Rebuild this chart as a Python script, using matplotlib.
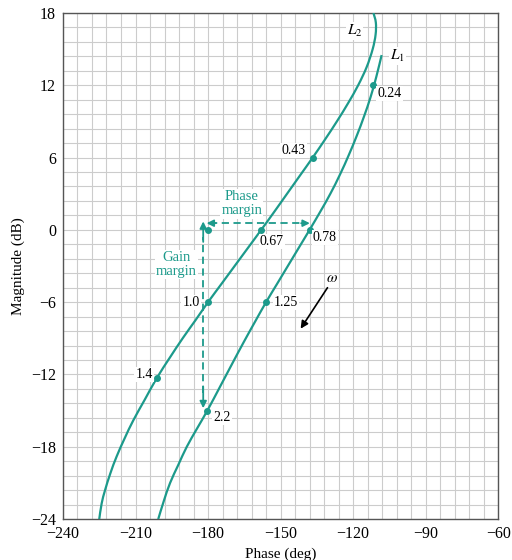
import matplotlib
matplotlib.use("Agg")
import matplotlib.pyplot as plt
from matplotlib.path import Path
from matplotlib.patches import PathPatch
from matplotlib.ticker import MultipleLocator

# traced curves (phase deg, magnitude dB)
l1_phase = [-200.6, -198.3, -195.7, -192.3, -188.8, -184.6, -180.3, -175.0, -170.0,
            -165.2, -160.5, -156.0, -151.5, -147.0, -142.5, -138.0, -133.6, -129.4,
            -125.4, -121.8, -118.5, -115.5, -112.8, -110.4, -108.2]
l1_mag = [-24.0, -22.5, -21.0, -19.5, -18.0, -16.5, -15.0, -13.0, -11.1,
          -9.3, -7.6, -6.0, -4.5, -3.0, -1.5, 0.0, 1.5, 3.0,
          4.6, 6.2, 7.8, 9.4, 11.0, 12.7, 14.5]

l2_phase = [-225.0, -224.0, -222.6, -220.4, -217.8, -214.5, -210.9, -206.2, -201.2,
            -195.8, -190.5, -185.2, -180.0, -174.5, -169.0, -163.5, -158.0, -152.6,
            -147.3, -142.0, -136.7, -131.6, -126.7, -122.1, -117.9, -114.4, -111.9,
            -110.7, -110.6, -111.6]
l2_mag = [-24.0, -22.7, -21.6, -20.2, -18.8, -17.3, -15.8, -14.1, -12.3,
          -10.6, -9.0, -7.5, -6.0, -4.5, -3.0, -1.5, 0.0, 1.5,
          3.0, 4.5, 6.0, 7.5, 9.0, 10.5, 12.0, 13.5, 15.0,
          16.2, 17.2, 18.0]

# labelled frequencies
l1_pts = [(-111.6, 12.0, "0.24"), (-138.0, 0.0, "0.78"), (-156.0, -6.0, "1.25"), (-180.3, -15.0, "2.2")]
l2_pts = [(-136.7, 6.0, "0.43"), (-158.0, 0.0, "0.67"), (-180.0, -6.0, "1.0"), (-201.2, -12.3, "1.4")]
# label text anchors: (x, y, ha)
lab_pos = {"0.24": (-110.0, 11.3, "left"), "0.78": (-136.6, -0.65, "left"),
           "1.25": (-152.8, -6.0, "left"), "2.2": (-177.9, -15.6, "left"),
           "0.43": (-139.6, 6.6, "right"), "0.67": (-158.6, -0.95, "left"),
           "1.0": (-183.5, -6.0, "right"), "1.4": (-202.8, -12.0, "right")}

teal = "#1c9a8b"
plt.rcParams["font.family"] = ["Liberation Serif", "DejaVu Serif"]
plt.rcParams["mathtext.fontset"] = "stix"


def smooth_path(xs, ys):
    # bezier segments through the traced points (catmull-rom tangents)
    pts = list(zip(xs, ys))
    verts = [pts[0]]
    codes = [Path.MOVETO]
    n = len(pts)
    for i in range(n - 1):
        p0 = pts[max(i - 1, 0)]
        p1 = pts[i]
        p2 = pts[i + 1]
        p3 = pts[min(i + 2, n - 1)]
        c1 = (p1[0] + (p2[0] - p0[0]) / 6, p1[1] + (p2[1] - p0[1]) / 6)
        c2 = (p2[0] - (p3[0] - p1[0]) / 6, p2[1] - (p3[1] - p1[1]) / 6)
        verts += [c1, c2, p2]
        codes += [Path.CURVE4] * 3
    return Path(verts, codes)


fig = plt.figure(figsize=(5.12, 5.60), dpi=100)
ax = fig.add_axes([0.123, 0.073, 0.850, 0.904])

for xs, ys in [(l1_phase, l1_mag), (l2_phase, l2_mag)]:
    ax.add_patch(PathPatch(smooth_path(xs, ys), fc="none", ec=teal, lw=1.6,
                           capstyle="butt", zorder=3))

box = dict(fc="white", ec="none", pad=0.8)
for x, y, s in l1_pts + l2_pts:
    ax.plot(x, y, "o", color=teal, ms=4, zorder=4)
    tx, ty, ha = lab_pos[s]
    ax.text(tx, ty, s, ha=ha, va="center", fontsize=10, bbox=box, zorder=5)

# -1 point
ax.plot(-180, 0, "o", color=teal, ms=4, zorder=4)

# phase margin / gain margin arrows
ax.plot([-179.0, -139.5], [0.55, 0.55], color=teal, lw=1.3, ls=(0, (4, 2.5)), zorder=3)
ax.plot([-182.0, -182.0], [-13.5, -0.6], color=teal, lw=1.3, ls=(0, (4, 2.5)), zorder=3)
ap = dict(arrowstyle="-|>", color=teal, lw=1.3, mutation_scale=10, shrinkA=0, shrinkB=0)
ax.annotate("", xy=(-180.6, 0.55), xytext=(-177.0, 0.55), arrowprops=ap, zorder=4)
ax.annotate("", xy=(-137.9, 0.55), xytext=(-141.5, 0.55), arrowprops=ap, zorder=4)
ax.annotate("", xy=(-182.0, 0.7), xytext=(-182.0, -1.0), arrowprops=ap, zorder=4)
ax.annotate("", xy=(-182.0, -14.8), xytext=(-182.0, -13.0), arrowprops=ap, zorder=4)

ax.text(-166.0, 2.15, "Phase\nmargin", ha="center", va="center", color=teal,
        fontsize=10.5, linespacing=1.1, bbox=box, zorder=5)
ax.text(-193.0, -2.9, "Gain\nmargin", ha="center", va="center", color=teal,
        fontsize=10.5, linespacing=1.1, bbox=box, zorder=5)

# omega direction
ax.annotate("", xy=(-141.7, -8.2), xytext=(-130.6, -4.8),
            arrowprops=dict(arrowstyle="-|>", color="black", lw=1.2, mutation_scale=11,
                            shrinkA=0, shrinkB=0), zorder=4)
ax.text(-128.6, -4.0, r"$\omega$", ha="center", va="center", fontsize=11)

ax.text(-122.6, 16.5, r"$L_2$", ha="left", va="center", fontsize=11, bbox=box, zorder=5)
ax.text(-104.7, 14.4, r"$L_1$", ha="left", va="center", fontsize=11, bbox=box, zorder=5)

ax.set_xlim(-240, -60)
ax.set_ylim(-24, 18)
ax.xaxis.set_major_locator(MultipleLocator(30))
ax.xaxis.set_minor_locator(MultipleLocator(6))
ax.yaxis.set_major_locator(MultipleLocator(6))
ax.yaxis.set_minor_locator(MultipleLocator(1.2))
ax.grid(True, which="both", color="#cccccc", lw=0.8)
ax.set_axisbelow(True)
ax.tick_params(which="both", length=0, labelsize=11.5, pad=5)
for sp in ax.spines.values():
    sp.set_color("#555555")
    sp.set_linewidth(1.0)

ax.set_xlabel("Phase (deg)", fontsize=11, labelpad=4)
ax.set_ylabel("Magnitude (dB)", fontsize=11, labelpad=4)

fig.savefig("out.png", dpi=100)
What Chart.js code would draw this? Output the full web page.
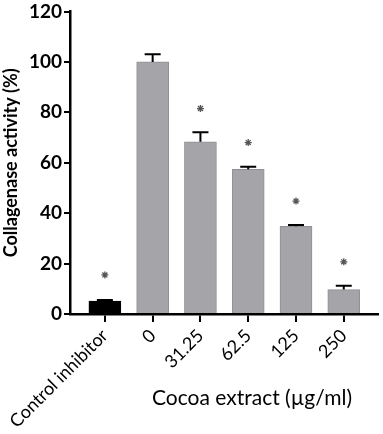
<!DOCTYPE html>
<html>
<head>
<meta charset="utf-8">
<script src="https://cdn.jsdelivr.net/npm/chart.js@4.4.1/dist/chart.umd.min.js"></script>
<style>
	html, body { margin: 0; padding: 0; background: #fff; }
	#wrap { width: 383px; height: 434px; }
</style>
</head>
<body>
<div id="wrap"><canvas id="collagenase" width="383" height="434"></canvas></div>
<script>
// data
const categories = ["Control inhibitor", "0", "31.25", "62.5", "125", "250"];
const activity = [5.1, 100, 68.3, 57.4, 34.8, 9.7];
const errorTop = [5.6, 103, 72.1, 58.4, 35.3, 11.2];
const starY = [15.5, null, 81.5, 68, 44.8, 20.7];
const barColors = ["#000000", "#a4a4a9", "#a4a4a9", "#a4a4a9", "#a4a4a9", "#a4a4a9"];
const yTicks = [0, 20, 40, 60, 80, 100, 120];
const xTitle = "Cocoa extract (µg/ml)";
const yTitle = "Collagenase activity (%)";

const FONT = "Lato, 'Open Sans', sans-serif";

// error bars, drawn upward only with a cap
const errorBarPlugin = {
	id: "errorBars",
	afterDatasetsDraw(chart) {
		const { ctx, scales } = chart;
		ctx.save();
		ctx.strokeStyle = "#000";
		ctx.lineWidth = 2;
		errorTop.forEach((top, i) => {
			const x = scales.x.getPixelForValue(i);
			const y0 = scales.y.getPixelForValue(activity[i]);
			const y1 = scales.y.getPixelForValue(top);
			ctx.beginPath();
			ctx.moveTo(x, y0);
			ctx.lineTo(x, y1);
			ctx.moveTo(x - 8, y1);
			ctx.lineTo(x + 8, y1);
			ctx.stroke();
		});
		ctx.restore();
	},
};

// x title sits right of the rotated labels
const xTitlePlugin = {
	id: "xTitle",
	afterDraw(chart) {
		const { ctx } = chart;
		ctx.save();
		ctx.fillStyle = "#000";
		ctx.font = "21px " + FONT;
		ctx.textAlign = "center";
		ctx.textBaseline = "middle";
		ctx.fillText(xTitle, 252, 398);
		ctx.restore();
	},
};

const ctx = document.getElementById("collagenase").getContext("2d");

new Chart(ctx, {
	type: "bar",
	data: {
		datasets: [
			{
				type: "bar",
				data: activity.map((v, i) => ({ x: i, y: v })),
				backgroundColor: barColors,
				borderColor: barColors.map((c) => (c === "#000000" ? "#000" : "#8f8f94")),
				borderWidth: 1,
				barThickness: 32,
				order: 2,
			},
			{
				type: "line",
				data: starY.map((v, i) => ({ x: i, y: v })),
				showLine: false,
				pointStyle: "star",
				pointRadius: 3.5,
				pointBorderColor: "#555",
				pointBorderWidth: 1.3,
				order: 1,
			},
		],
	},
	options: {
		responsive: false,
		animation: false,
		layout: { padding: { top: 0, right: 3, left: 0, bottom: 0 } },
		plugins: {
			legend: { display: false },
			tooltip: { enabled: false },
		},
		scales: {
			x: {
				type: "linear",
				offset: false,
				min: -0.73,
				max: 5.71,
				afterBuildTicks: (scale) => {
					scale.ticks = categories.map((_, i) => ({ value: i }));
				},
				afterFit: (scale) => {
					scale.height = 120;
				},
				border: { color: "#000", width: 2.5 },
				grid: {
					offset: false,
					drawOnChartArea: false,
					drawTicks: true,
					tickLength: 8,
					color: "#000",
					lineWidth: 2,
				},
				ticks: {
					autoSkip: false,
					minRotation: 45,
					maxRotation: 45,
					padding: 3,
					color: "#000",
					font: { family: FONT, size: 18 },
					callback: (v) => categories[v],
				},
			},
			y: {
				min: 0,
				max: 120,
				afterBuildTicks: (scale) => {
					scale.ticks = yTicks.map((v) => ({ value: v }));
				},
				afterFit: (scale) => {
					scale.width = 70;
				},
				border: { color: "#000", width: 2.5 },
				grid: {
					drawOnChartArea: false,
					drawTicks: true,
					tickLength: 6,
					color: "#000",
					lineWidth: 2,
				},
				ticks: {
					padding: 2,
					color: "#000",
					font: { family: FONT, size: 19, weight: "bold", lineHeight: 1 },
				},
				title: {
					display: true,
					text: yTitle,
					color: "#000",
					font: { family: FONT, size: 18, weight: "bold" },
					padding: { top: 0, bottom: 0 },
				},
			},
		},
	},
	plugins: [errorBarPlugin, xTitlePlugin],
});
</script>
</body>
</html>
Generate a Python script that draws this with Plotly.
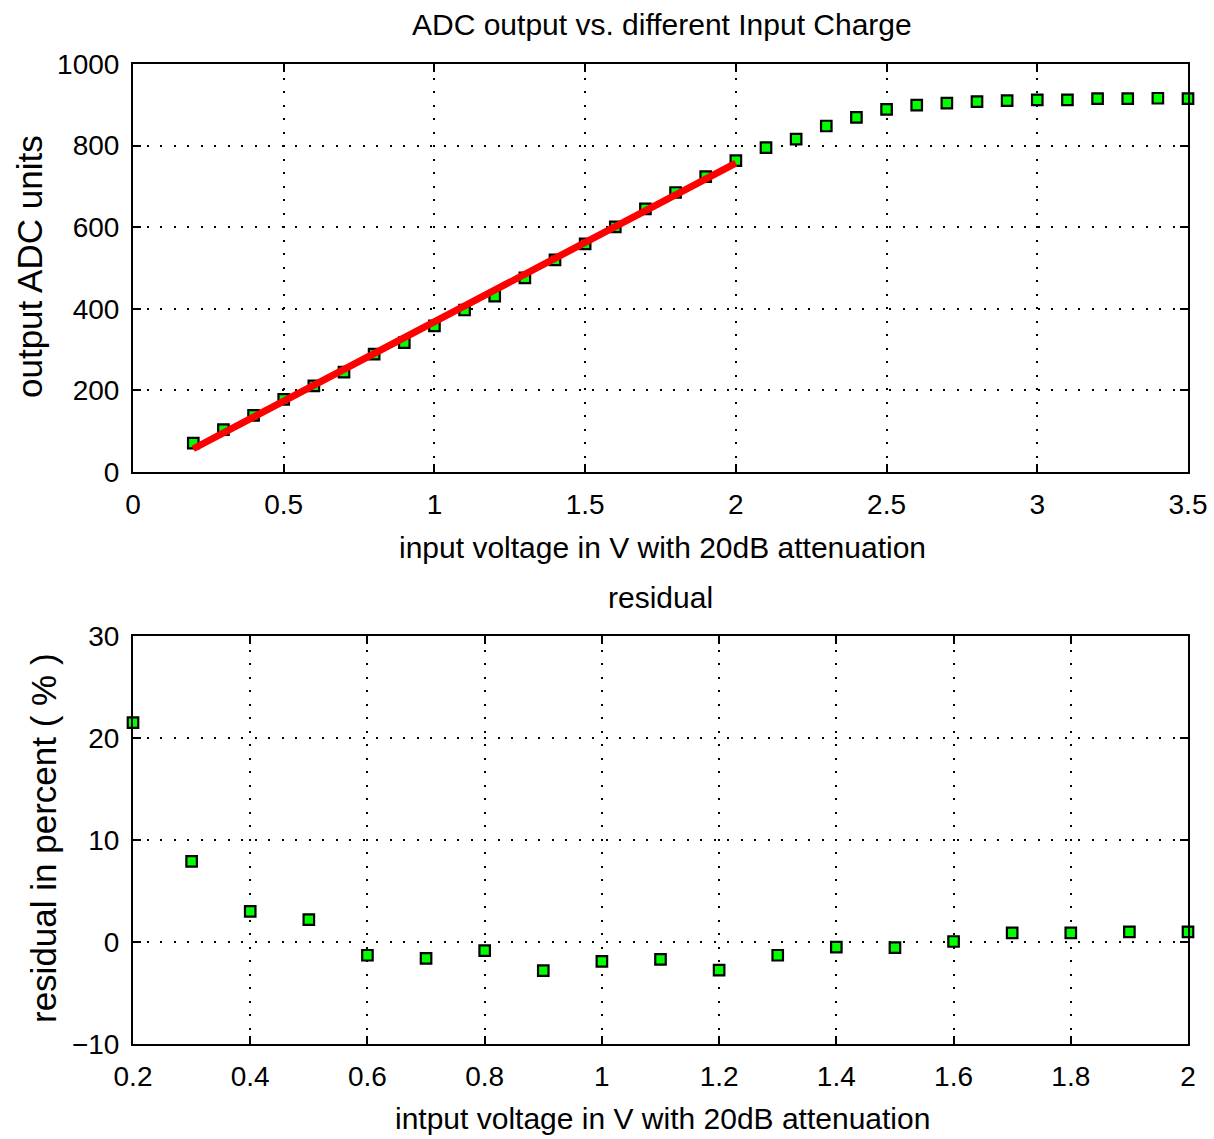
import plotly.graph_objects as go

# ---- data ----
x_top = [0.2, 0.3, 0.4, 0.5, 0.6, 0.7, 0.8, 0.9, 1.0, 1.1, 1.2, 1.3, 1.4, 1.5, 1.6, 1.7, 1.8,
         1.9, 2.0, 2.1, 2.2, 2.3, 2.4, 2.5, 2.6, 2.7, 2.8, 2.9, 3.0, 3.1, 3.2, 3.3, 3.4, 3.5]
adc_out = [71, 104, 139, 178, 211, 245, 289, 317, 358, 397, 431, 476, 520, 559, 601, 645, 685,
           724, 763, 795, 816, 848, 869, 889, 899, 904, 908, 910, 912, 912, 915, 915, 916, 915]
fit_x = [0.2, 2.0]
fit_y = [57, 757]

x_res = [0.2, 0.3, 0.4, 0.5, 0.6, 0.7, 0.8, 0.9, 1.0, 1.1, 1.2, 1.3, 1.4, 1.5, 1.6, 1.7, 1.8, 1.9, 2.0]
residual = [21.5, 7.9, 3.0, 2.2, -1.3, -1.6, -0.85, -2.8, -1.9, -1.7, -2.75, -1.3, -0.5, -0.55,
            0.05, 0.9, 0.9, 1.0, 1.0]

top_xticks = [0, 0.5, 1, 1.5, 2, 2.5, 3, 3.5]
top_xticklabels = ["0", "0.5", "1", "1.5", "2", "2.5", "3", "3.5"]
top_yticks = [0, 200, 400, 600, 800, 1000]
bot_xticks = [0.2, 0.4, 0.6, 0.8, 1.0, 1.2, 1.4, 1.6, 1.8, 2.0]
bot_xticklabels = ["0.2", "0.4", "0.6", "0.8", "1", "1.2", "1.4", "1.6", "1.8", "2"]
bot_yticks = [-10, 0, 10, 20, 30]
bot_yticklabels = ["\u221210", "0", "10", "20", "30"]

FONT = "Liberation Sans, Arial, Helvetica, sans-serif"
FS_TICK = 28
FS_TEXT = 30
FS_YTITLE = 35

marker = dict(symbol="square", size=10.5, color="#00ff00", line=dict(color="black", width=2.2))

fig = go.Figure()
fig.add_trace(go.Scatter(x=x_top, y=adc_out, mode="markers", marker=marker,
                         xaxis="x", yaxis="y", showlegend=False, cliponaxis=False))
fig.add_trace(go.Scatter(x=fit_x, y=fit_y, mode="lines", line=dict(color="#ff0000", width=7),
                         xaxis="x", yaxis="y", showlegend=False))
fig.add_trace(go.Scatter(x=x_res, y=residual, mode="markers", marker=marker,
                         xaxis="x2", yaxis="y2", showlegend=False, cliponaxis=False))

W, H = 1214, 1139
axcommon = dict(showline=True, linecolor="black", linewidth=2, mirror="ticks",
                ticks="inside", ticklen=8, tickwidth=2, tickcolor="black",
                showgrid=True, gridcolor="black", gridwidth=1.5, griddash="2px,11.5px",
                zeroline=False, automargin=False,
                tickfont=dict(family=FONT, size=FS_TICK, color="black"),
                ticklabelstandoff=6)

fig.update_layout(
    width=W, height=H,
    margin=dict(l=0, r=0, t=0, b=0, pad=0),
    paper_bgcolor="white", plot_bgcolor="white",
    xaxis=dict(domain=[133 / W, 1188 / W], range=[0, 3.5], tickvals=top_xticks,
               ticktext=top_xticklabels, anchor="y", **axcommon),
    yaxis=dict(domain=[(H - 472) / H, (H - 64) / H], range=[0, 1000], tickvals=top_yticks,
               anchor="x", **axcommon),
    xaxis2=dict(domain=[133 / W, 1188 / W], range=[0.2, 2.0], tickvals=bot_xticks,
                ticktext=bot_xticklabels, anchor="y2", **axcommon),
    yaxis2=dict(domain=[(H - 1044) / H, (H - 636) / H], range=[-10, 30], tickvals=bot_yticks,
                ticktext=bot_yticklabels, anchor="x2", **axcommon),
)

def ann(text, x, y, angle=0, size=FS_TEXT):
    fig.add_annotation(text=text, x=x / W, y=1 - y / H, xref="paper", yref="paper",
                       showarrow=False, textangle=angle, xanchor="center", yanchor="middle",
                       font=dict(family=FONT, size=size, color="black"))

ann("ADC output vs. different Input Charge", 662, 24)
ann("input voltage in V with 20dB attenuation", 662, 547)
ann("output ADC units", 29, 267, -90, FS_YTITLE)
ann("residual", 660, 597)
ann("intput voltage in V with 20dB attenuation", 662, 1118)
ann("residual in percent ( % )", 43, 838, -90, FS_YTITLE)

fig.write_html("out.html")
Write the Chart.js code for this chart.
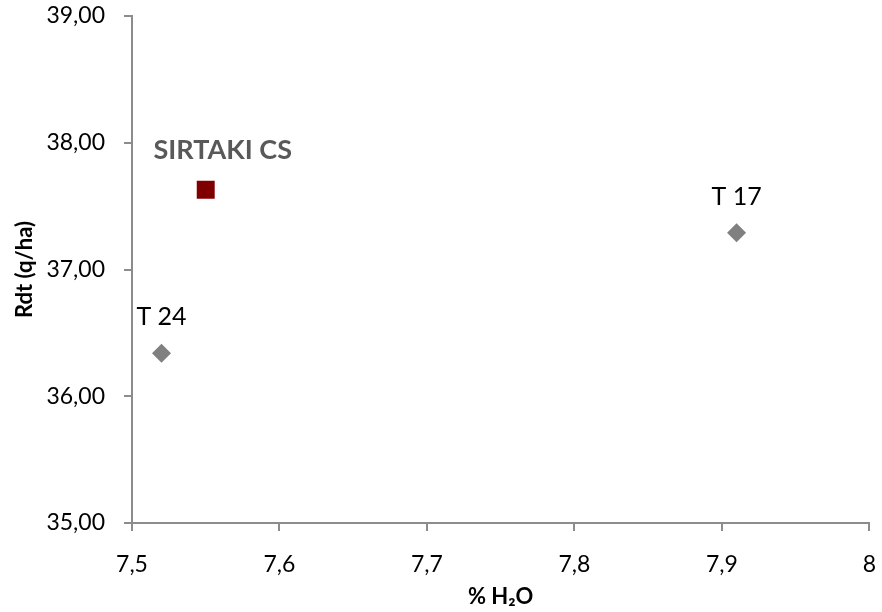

■ ■ ■ ■ ■ ■ ■

**INSTRUCTIONS FOR THE TASK**
Without the pictures, copy the entries from their first line through the line containing "from matplotlib.ticker import MultipleLocator", and only those lines.

**THE OUTPUT**
Rebuild this chart as a Python script, using matplotlib.
import matplotlib
matplotlib.use("Agg")
import matplotlib.pyplot as plt
from matplotlib.path import Path
from matplotlib.patches import PathPatch
from matplotlib.ticker import MultipleLocator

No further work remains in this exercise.